As rumors and leaks of Apple's decision to announce the new iOS 6 maps
at WWDC in June filtered out, Google decided to respond with a display
of strength - the search giant hastily announced its own mapping event
just days before Apple's event. Dubbed "the next dimension of Google
Maps," the event was designed to showcase new technologies like
low-level aerial 3D photography and Street View backpacks - a
chest-thumping exercise meant to highlight Google's significant head
start in collecting mapping information, but which offered very little
in the way of consumer-facing features.
For its part, Apple apparently felt that the older Google Maps-powered
Maps in iOS were falling behind Android - particularly since they
didn't have access to turn-by-turn navigation, which Google has
shipped on Android phones for several years. The Wall Street Journal
reported in June that Google also wanted more prominent branding and
the ability to add features like Latitude, and executives at the
search giant were unhappy with Apple's renewal terms. But the existing
deal between the two companies was still valid and didn't have any
additional requirements, according to our sources - Apple decided to
simply end it and ship the new maps with turn-by-turn.

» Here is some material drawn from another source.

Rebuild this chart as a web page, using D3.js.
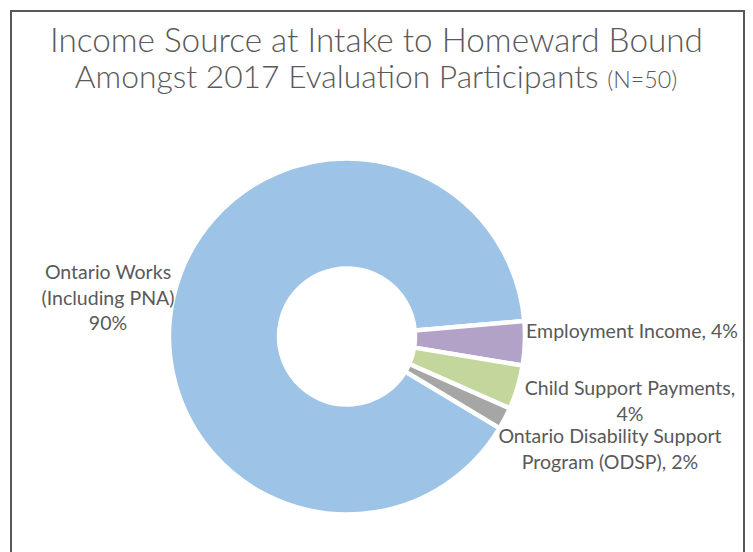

""What were we going to do, force them not to change their mind?""
The reports were validated earlier today by Google chairman Eric
Schmidt, who was quoted by Reuters saying "what were we going to do,
force them not to change their mind? It's their call." Schmidt also
said that Google had "not done anything yet" with an iOS Google Maps
app, and that Apple would ultimately have to decide whether to approve
any such app anyway. "It's their choice," he told Bloomberg. Google
Maps VP Brian McClendon has also repeatedly said he's committed to
offering Google Maps on all platforms, indicating that an iOS app will
Interestingly, Apple either didn't know or didn't expect that
consumers would find its new maps to be deficient - when iOS software
VP Scott Forstall introduced the new mapping system in June, he called
it "beautiful" and "gorgeous" and stressed that "we're doing all the
cartography ourselves." The company was forced to adopt a different
tone last week as complaints about the maps spread, saying the "new
map service is a major initiative and we are just getting started with
it." The company also promised "continuously improving" maps, and said
that "the more people use it, the better it will get." Indeed, some of
the more egregious errors spotted by users are already getting fixed,
although New York's bridges are still distorted in Flyover and the
Statue of Liberty remains missing.
""This new map service is a major initiative and we are just getting
started with it.""
Ultimately, maps are just one more front in an increasingly high
stakes war between rival ecosystems as PCs give way to mobile devices.
Apple and Google both plainly understand that phones and tablets are
most powerful when used in conjunction with sophisticated cloud-based
services, and both seem determined to own and integrate the entire
experience - ownership that will lead to dominance in the next era of
computing. A few customers getting lost along the way seems to be
acceptable collateral damage.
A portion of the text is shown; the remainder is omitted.